[Stored records]
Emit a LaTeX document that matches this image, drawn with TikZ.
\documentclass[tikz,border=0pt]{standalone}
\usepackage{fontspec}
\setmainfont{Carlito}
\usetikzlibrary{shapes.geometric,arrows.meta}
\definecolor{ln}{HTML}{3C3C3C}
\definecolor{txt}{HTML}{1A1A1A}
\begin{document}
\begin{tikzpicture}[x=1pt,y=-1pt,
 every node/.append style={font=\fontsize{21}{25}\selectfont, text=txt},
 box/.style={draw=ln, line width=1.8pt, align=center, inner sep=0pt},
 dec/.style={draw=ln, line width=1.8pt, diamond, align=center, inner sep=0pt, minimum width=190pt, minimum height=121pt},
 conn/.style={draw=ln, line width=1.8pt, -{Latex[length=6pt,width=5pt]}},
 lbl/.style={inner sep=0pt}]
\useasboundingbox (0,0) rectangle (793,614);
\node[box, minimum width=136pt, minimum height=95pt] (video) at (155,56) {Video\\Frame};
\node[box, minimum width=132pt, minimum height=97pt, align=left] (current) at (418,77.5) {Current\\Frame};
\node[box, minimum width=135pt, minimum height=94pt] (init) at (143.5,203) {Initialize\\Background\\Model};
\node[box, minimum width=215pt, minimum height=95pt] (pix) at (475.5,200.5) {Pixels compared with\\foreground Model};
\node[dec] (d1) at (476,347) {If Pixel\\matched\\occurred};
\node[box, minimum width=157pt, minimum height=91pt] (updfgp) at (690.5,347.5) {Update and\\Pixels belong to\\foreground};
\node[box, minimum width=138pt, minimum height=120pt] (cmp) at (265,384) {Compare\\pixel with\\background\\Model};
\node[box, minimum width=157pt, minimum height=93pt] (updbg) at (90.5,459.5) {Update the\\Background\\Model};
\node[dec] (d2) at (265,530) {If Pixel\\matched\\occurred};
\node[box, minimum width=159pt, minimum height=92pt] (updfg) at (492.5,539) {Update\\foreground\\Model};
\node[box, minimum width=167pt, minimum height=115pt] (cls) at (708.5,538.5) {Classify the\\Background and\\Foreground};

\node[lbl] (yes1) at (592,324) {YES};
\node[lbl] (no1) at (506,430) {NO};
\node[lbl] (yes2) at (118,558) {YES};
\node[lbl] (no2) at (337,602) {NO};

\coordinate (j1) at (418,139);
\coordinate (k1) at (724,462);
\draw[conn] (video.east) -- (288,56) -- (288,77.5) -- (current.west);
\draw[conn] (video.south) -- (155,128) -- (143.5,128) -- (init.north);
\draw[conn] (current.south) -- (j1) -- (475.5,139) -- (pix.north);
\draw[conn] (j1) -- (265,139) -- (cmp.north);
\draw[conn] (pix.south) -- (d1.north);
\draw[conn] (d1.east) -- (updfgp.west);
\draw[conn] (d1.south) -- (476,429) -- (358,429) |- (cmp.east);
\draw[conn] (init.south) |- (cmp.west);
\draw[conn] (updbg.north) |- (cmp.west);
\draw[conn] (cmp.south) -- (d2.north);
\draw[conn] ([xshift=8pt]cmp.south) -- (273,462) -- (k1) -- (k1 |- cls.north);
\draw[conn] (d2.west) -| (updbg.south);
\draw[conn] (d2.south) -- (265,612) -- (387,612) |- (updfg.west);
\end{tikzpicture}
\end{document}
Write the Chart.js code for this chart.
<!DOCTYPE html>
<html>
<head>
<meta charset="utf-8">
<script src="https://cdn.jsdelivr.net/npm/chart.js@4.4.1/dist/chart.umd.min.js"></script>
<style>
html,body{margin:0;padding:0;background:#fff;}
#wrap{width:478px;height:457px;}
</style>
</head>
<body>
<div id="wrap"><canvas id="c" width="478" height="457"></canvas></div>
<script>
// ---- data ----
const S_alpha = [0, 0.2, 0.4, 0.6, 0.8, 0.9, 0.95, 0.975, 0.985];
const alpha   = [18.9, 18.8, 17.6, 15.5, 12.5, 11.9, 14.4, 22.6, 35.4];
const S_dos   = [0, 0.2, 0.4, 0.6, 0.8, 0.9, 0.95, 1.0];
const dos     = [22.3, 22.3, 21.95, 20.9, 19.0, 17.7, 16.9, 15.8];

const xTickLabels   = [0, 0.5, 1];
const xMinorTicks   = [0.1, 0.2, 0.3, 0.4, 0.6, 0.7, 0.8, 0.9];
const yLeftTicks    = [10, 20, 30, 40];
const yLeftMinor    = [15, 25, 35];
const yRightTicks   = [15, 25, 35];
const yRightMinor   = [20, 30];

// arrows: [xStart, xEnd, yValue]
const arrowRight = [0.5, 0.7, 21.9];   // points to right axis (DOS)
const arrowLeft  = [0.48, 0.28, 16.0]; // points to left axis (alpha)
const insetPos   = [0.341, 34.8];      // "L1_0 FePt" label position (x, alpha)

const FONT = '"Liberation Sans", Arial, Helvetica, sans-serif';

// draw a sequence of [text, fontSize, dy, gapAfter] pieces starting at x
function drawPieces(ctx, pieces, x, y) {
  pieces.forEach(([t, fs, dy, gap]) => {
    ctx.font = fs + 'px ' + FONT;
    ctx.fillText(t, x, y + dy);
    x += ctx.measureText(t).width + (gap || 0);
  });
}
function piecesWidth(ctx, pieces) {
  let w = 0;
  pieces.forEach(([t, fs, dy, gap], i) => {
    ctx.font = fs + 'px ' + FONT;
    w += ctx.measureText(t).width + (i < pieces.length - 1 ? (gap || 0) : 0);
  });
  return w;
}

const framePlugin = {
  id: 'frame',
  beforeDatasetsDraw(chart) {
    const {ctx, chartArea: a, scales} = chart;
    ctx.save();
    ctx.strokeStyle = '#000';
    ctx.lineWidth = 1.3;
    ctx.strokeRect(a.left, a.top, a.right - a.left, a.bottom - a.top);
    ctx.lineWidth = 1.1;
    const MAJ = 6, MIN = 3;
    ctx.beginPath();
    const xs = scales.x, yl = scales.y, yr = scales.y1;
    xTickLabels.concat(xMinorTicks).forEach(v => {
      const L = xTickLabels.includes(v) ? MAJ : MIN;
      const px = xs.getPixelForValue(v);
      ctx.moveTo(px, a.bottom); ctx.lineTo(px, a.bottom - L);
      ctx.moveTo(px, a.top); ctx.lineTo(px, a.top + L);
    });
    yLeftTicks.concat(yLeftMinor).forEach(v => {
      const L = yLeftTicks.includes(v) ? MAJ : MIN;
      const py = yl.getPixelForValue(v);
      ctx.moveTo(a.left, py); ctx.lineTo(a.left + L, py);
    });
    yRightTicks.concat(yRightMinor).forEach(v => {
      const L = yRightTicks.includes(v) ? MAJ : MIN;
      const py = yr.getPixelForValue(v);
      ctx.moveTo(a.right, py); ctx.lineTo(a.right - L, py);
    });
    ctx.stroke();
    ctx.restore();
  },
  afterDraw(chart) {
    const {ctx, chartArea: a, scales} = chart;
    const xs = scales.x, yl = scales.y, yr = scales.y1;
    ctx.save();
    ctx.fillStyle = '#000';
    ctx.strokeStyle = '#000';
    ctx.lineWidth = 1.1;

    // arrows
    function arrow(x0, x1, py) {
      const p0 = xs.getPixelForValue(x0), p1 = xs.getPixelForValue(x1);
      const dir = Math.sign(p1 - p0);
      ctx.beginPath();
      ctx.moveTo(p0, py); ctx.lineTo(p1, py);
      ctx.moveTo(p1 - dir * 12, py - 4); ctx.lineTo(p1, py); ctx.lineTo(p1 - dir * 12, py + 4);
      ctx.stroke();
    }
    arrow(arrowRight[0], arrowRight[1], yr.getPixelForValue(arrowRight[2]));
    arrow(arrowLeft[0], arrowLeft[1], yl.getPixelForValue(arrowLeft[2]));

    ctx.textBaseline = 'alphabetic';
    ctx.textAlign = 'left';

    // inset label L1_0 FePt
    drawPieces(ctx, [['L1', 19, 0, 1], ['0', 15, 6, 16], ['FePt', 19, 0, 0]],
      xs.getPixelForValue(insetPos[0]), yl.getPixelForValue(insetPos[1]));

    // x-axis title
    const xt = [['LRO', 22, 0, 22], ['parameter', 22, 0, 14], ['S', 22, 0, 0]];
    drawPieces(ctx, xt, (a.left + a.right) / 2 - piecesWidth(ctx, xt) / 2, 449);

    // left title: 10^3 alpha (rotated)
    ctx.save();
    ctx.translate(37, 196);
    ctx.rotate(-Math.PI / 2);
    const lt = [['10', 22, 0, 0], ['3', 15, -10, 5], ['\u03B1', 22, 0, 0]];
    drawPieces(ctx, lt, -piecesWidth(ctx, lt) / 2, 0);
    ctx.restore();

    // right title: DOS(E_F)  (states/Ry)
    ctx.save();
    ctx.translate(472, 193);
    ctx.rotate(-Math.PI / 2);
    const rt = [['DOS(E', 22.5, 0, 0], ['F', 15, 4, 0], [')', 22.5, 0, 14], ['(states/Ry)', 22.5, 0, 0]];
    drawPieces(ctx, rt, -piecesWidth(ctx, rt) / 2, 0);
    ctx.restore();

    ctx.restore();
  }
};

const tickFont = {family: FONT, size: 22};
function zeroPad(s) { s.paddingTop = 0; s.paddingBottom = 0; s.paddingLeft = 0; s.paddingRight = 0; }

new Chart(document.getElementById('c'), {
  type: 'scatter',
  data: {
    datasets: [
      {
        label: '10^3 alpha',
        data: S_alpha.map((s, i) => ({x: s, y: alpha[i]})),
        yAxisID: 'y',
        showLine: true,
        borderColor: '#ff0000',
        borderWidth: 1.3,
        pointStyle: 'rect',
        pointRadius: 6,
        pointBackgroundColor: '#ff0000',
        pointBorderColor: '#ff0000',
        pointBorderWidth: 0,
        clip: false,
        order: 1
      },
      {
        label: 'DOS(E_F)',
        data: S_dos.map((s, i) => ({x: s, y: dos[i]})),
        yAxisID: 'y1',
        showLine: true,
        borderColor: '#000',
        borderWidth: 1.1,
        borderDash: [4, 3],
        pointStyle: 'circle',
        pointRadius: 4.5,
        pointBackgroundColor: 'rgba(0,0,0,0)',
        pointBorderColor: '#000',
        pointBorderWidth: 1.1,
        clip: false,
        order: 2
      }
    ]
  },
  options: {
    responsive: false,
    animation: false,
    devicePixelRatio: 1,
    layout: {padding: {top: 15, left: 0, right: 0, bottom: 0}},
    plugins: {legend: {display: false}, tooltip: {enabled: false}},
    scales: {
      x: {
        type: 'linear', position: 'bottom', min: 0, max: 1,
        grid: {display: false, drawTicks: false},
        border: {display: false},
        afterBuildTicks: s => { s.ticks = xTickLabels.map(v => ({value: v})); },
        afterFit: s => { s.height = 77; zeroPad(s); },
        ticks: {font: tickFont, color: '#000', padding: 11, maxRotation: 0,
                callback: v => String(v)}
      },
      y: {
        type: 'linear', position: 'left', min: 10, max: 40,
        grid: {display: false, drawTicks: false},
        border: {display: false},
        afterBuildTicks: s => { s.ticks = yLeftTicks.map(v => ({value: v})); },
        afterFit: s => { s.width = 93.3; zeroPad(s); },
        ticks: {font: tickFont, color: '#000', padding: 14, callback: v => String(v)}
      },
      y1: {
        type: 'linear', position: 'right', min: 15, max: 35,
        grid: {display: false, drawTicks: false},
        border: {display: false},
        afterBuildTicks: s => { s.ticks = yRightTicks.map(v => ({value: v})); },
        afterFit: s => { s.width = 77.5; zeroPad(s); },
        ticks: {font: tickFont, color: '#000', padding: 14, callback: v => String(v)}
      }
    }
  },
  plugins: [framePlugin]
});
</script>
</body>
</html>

▶ **Task instructions**
Give only the number of lines in the entries above that hold the string "this".

▶ **Completed exercise**
2